The Chief Magistrate’s Court in Ado-Ekiti denied bail to Farotimi, in the suit filed by the Inspector-General of Police, Mr Kayode Egbetokun, for alleged cybercrime, including defaming the founder of Afe Babalola University, Ado-Ekiti, Chief Afe Babalola, SAN. The presiding magistrate, Abayomi Adeosun, adjourned the ruling on the bail application to December 20. The police counsel, Samson Osobu, had earlier flawed the bail application as incomplete and not properly filed.
Farotimi’s arrest sparked public outrage. The 2023 presidential candidate of the African Action Congress, Omoyele Sowore, called for his immediate release in a tweet on his X handle.
“It is pertinent that the Nigerian police are notified that the institution cannot continue to be used to settle personal scores, and we, the citizens of Nigeria, would no longer tolerate such a situation,” Sowore stated. In the same vein, Femi Falana, SAN, condemned the arrest, describing it as illegal. He urged Farotimi’s unconditional release.
Farotimi’s plight is a tragic chapter in the narrative of injustice in Nigeria. In a society where power dynamics dictate access to justice, the scales are invariably tipped against those who dare to challenge the status quo. His incarceration is not just an attack on his person; it is an affront to the principles of democracy and the rule of law. When a nation’s legal and social institutions are co-opted to serve the interests of the powerful few, the very fabric of society begins to unravel.
I am committed to the dignity and worth of every individual. My profession encourages advocacy for the disenfranchised and oppressed. The treatment of Barr. Farotimi compels us to question: What does justice mean in a system where the powerful can manipulate outcomes to their favour? And what is our responsibility in the face of such systemic injustice?
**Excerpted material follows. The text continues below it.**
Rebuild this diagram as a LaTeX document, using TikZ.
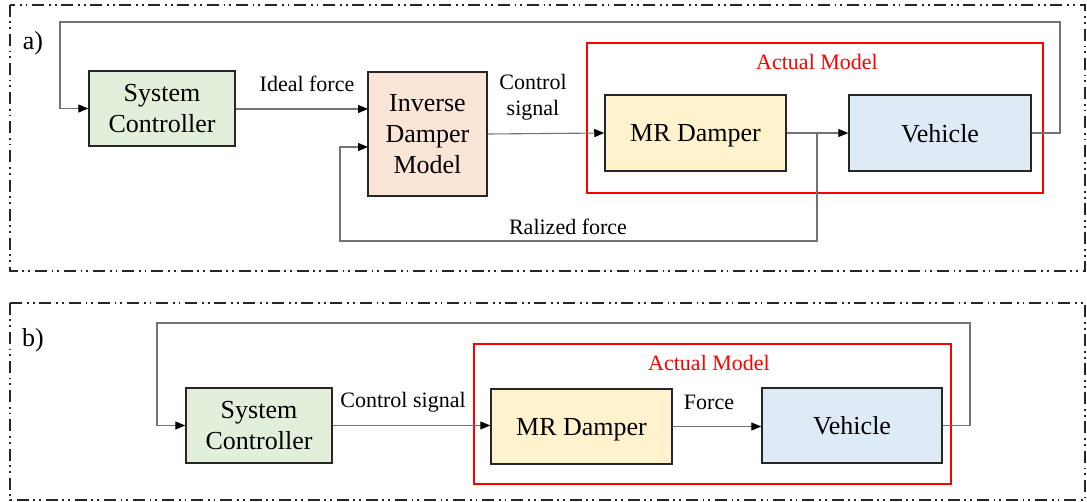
\documentclass[tikz,border=0pt]{standalone}
\usepackage{fontspec}
\setmainfont{Liberation Serif}
\usetikzlibrary{arrows.meta}
\definecolor{scgreen}{HTML}{E2EFDA}
\definecolor{idmpeach}{HTML}{FBE5D6}
\definecolor{mryellow}{HTML}{FFF2CC}
\definecolor{vehblue}{HTML}{DEEBF7}
\tikzset{
  blk/.style={draw=black!85, line width=1.5pt, inner sep=0pt, align=center,
    font=\fontsize{26}{31}\selectfont},
  lbl/.style={inner sep=0pt, align=center, font=\fontsize{22}{26}\selectfont},
  panel/.style={draw=black!85, line width=1.4pt,
    dash pattern=on 12pt off 4.5pt on 1.8pt off 4pt on 1.8pt off 5pt},
  redbox/.style={draw=red, line width=1.4pt},
  conn/.style={draw=black!55, line width=1.1pt},
  arr/.style={conn, -{Triangle[length=10pt,width=8pt,color=black]}},
}
\begin{document}
\begin{tikzpicture}[x=1pt,y=-1pt]
\useasboundingbox (0,0) rectangle (1087,502);
% panels
\draw[panel] (10,5) rectangle (1085,271);
\draw[panel] (10,303) rectangle (1085,500);
\node[font=\fontsize{26}{31}\selectfont, inner sep=0pt] (la) at (33,43) {a)};
\node[font=\fontsize{26}{31}\selectfont, inner sep=0pt] (lb) at (33,340) {b)};

% ---------- panel a ----------
\draw[redbox] (587,43) rectangle (1043,193);
\node[lbl, text=red] (ama) at (817,62) {Actual Model};
\node[blk, fill=scgreen, minimum width=146pt, minimum height=75pt] (sca) at (162,108.5) {System\\Controller};
\node[blk, fill=idmpeach, minimum width=119pt, minimum height=124pt] (idm) at (427.5,134) {Inverse\\Damper\\Model};
\node[blk, fill=mryellow, minimum width=181pt, minimum height=76pt, text depth=0pt] (mra) at (695.5,133) {MR Damper};
\node[blk, fill=vehblue, minimum width=182pt, minimum height=76pt, text depth=0pt] (veha) at (940,133) {Vehicle};

\coordinate (idmin1) at (368,109);
\coordinate (idmin2) at (368,147);
\coordinate (br) at (817,133);
\coordinate (rb) at (817,241);
\coordinate (rl) at (340,241);
\coordinate (fa1) at (1060,22);
\coordinate (fa2) at (60,22);

\draw[arr] (sca.east |- idmin1) -- (idmin1);
\draw[arr] (idm.east) -- (mra.west);
\draw[arr] (mra.east) -- (veha.west);
\draw[arr] (br) -- (rb) -- (rl) |- (idmin2);
\draw[arr] (veha.east) -| (fa1) -- (fa2) |- (sca.west);

\node[lbl] (ifl) at (307,84) {Ideal force};
\node[lbl] (csl) at (533,97) {Control\\signal};
\node[lbl] (rfl) at (568,227) {Ralized force};

% ---------- panel b ----------
\draw[redbox] (474,344) rectangle (951,484);
\node[lbl, text=red] (amb) at (709,363) {Actual Model};
\node[blk, fill=scgreen, minimum width=146pt, minimum height=75pt] (scb) at (259,425.5) {System\\Controller};
\node[blk, fill=mryellow, minimum width=181pt, minimum height=75pt, text depth=0pt] (mrb) at (581.5,426.5) {MR Damper};
\node[blk, fill=vehblue, minimum width=180pt, minimum height=75pt, text depth=0pt] (vehb) at (852,425.5) {Vehicle};

\coordinate (fb1) at (970,323);
\coordinate (fb2) at (157,323);

\draw[arr] (scb.east) -- (scb.east -| mrb.west);
\draw[arr] (mrb.east) -- (mrb.east -| vehb.west);
\draw[arr] (vehb.east) -| (fb1) -- (fb2) |- (scb.west);

\node[lbl] (csb) at (403,402) {Control signal};
\node[lbl] (fl) at (709,402) {Force};
\end{tikzpicture}
\end{document}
The imprisonment of a crusader like Barr. Farotimi is a stark call to action. It highlights the need for comprehensive reform of Nigeria’s justice system, starting with measures to ensure transparency, accountability, and the independence of the judiciary. Advocacy organisations, civil society groups, and international bodies must join forces to demand his immediate release and the establishment of safeguards to prevent similar abuses in the future.
Moreover, we must challenge the cultural acceptance of oppression and silence. Farotimi’s incarceration is a litmus test for all Nigerians: Do we remain silent and complicit, or do we rise to defend the fundamental rights that underpin our humanity?
The soul of a nation is reflected in how it treats its people, especially those who speak truth to power. Today, Nigeria stands at a crossroads. Our choice will determine whether justice remains a fleeting ideal or becomes a tangible reality for all. As Barr. Farotimi endures this injustice, let us not allow his voice [and those of countless others] to be silenced. Let us, instead, amplify these voices in a united call for equity, justice, and the restoration of our collective dignity.
Injustice anywhere is a threat to justice everywhere; the world is watching. May we rise to the occasion and ensure that the soul of Nigeria is not lost to the darkness of oppression but shines brightly as a beacon of hope and justice for generations to come.
• An alum of the American University of Nigeria, Yola, Mr. Ukoh is a PhD student at Columbia University, New York.